Que bom que temos no mormonismo uma tradição que valoriza a experiência espiritual pessoal, a autonomia do pensar e a liberdade. Tal tradição poderia estar mais evidente em nosso cotidiano. Se hoje não está, é porque talvez não a estejamos honrando tanto quanto deveríamos.
Riquíssimo texto, que investe o “liderado” de responsabilidade, pra que segundo a influência do espírito, seja ele mesmo o líder da própria vida!
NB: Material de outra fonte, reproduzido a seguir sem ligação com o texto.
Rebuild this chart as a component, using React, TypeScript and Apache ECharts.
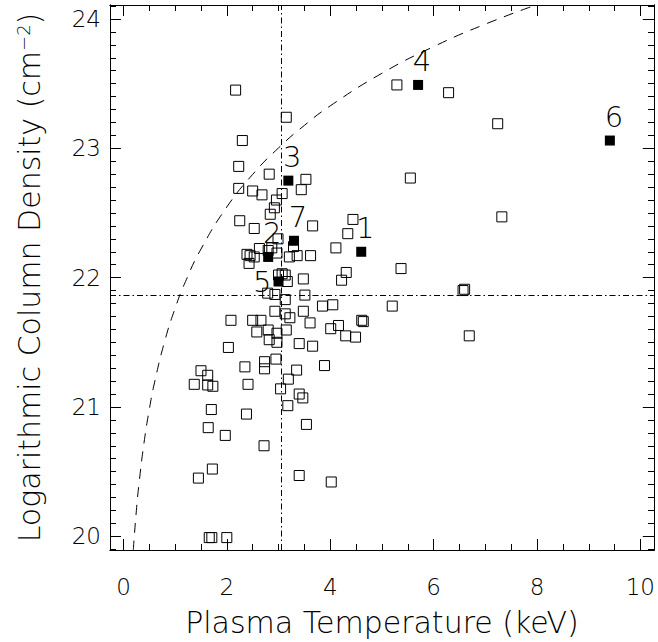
import React, { useEffect, useRef } from "react";
import * as echarts from "echarts";

// Open squares: plasma temperature (keV) and log column density
const openT = [
  5.29, 6.29, 7.24, 5.55, 7.32, 5.37, 6.6, 6.57, 5.2, 6.69,
  3.53, 3.44, 3.66, 4.44, 4.34, 4.11, 3.36, 3.62, 4.31, 4.22,
  3.48, 3.51, 3.85, 4.05, 3.48, 3.61, 4.61, 4.64, 4.01, 4.16,
  4.3, 4.49, 3.4, 3.66, 3.89, 3.35, 3.4, 3.47, 3.54, 3.4, 4.02,
  2.17, 3.15, 2.3, 2.23, 2.82, 2.23, 2.5, 2.68, 3.07, 2.96,
  2.92, 2.84, 2.25, 2.53, 2.99, 3.29, 2.39, 2.45, 2.53, 2.43,
  2.63, 2.8, 2.87, 3.21, 2.97,
  3.0, 3.07, 3.13, 3.17, 2.79, 2.93, 3.13, 2.93, 3.13, 3.22,
  2.08, 2.5, 2.66, 2.58, 2.8, 2.97, 3.15, 2.82, 2.97, 2.03,
  2.95, 2.73, 2.73, 2.35, 1.5, 1.63, 1.37, 1.63, 1.73, 2.41,
  3.19, 3.04, 3.18, 1.7, 2.38, 1.64, 1.97, 2.72, 1.72, 1.45,
  1.66, 1.71, 2.0,
];
const openNH = [
  23.49, 23.43, 23.19, 22.77, 22.47, 22.07, 21.91, 21.9, 21.78, 21.55,
  22.76, 22.68, 22.4, 22.45, 22.34, 22.23, 22.17, 22.17, 22.04, 21.98,
  21.99, 21.865, 21.78, 21.79, 21.74, 21.65, 21.67, 21.66, 21.605, 21.63,
  21.55, 21.54, 21.49, 21.47, 21.32, 21.285, 21.1, 21.07, 20.865, 20.47, 20.42,
  23.45, 23.24, 23.06, 22.86, 22.8, 22.69, 22.67, 22.64, 22.65, 22.6,
  22.54, 22.49, 22.44, 22.38, 22.3, 22.24, 22.18, 22.17, 22.16, 22.11,
  22.225, 22.21, 22.23, 22.16, 22.19,
  22.02, 22.03, 22.02, 21.97, 21.88, 21.87, 21.83, 21.74, 21.72, 21.69,
  21.67, 21.67, 21.67, 21.58, 21.595, 21.57, 21.595, 21.52, 21.5, 21.46,
  21.37, 21.35, 21.295, 21.31, 21.28, 21.245, 21.175, 21.17, 21.16, 21.175,
  21.215, 21.14, 21.01, 20.98, 20.945, 20.84, 20.78, 20.7, 20.52, 20.45,
  19.99, 19.99, 19.99,
];

// Filled (numbered) sources
const srcLabels = ["1", "2", "3", "4", "5", "6", "7"];
const srcT = [4.6, 2.8, 3.19, 5.7, 3.0, 9.41, 3.3];
const srcNH = [22.2, 22.16, 22.75, 23.49, 21.97, 23.06, 22.285];

// Dashed curve
const curveT = [0.19, 0.2, 0.25, 0.3, 0.4, 0.5, 0.6, 0.8, 1.0, 1.2, 1.5, 2.0, 2.5, 3.0, 3.5, 4.0, 5.0, 6.0, 7.0, 8.0];
const curveNH = [19.888, 19.946, 20.198, 20.403, 20.728, 20.98, 21.186, 21.511, 21.763, 21.969, 22.221, 22.546, 22.798, 23.003, 23.177, 23.328, 23.58, 23.786, 23.96, 24.111];

// Dash-dot reference lines
const tempCut = 3.06;
const nhCut = 21.865;

// Tick labels
const xTickLabels = [0, 2, 4, 6, 8, 10];
const yTickLabels = [20, 21, 22, 23, 24];

const X_MIN = -0.26;
const X_MAX = 10.26;
const Y_MIN = 19.894;
const Y_MAX = 24.108;

const FONT = "DejaVu Sans";
const WEIGHT = 200;

function range(a: number, b: number, step: number) {
  const out: number[] = [];
  for (let i = 0; a + i * step <= b + 1e-9; i++) out.push(Math.round((a + i * step) * 1000) / 1000);
  return out;
}
const xMinor = range(0, 10, 0.5);
const yMinor = range(19.9, 24.1, 0.1);

export default function App() {
  const ref = useRef<HTMLDivElement>(null);
  useEffect(() => {
    if (!ref.current) return;
    const chart = echarts.init(ref.current, undefined, { renderer: "svg" });
    const black = "#000";
    const lineStyle = { color: black, width: 1 };
    const gridRect = { left: 110, right: 4, top: 5, bottom: 92 };
    const txt = { color: black, fontFamily: FONT, fontWeight: WEIGHT };

    const xAx = (grid: number, pos: string, ticks: number[], len: number, labels: boolean, extra: any = {}) => ({
      type: "value",
      gridIndex: grid,
      position: pos,
      min: X_MIN,
      max: X_MAX,
      splitLine: { show: false },
      axisLine: { show: true, onZero: false, lineStyle },
      axisTick: { show: true, inside: true, length: len, customValues: ticks, lineStyle },
      axisLabel: labels
        ? { show: true, customValues: ticks, margin: 25, fontSize: 23, ...txt }
        : { show: false },
      ...extra,
    });
    const yAx = (grid: number, pos: string, ticks: number[], len: number, labels: boolean, extra: any = {}) => ({
      type: "value",
      gridIndex: grid,
      position: pos,
      min: Y_MIN,
      max: Y_MAX,
      splitLine: { show: false },
      axisLine: { show: true, onZero: false, lineStyle },
      axisTick: { show: true, inside: true, length: len, customValues: ticks, lineStyle },
      axisLabel: labels
        ? { show: true, customValues: ticks, margin: 9, fontSize: 23, ...txt }
        : { show: false },
      ...extra,
    });

    const option: any = {
      animation: false,
      backgroundColor: "#fff",
      textStyle: { fontFamily: FONT, fontWeight: WEIGHT },
      grid: [
        { ...gridRect, containLabel: false },
        { ...gridRect, containLabel: false },
      ],
      xAxis: [
        xAx(0, "bottom", xTickLabels, 11, true, {
          name: "Plasma Temperature (keV)",
          nameLocation: "middle",
          nameGap: 57,
          nameTextStyle: { fontSize: 30, ...txt },
        }),
        xAx(0, "top", xTickLabels, 11, false),
        xAx(1, "bottom", xMinor, 6, false),
        xAx(1, "top", xMinor, 6, false),
      ],
      yAxis: [
        yAx(0, "left", yTickLabels, 11, true, {
          name: "Logarithmic Column Density (cm{sup|\u22122})",
          nameLocation: "middle",
          nameGap: 66,
          nameRotate: 90,
          nameTextStyle: {
            fontSize: 30,
            ...txt,
            rich: { sup: { fontSize: 18, verticalAlign: "top", ...txt } },
          },
        }),
        yAx(0, "right", yTickLabels, 11, false),
        yAx(1, "left", yMinor, 6, false),
        yAx(1, "right", yMinor, 6, false),
      ],
      series: [
        {
          type: "line",
          xAxisIndex: 0,
          yAxisIndex: 0,
          data: curveT.map((t, i) => [t, curveNH[i]]),
          smooth: true,
          showSymbol: false,
          symbol: "none",
          clip: true,
          silent: true,
          lineStyle: { color: black, width: 1, type: [10, 8] },
          markLine: {
            silent: true,
            symbol: ["none", "none"],
            label: { show: false },
            lineStyle: { color: black, width: 1, type: [6, 3, 1.5, 3] },
            data: [{ xAxis: tempCut }, { yAxis: nhCut }],
          },
        },
        {
          type: "scatter",
          xAxisIndex: 0,
          yAxisIndex: 0,
          symbol: "rect",
          symbolSize: 10,
          silent: true,
          itemStyle: { color: "rgba(0,0,0,0)", borderColor: black, borderWidth: 1, opacity: 1 },
          data: openT.map((t, i) => [t, openNH[i]]),
        },
        {
          type: "scatter",
          xAxisIndex: 0,
          yAxisIndex: 0,
          symbol: "rect",
          symbolSize: 10,
          silent: true,
          itemStyle: { color: black, opacity: 1 },
          label: {
            show: true,
            formatter: "{b}",
            position: "top",
            distance: 4,
            offset: [4, 0],
            fontSize: 29,
            ...txt,
          },
          data: srcT.map((t, i) => ({
            name: srcLabels[i],
            value: [t, srcNH[i]],
            ...(srcLabels[i] === "5" ? { label: { position: "left", distance: 2, offset: [0, 0] } } : {}),
          })),
        },
      ],
    };
    chart.setOption(option);
    return () => chart.dispose();
  }, []);
  return <div ref={ref} style={{ position: "absolute", left: 0, top: 0, width: 658, height: 642 }} />;
}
“Ouvimos, de homens que portam o Sacerdócio, que fariam qualquer coisa que lhes dissessem aqueles que presidem sobre eles – ainda que soubessem que era errado. Mas obediência como esta é pior do que tolice para nós. É escravidão ao extremo. O homem que assim, de bom grado, se degrada não deveria reivindicar um posto entre os seres inteligentes, até que ele abandonasse esta sua insensatez. Um homem de Deus desprezaria essa ideia. Outros, no extremo exercício de sua autoridade onipotente, ensinam que tal obediência é necessária, e que não importa o que os Santos fossem instruídos a fazer pelos seus presidentes, deveriam fazê-lo sem quaisquer perguntas. Quando os élderes de Israel abraçam estas noções extremas de obediência a ponto de ensina-las para o povo, geralmente é porque eles têm, em seus corações, o desejo de fazer o mal eles mesmos.” (Joseph Smith, Estrela Milenar, vol. 14, n. 38, pp. 593-595.)
Antonio, gostei muito do seu texto. Alias, os primeiros artigos publicados por este blog estão me ajudando a me livrar de preconceitos que criei com relação ao vozesmormons. Será que além de estudarem e refletirem sobre o homossexualismo e sacerdócio e mulheres, por exemplo, vocês oraram ao Senhor e receberam uma confirmação de que não há problema no casamento entre pessoas do mesmo sexo e na ordenção de mulheres ao sacerdócio? Porque se assim for, penso seriamente em fazer o mesmo. Juro que não estou caçoando de ninguém, mas estou compreendendo melhor o objetivo deste site.
Fico feliz, Marcos, que este texto tenha lhe provocado tal reflexão. Afinal, este é um dos objetivos de compartilhar ideias neste blog.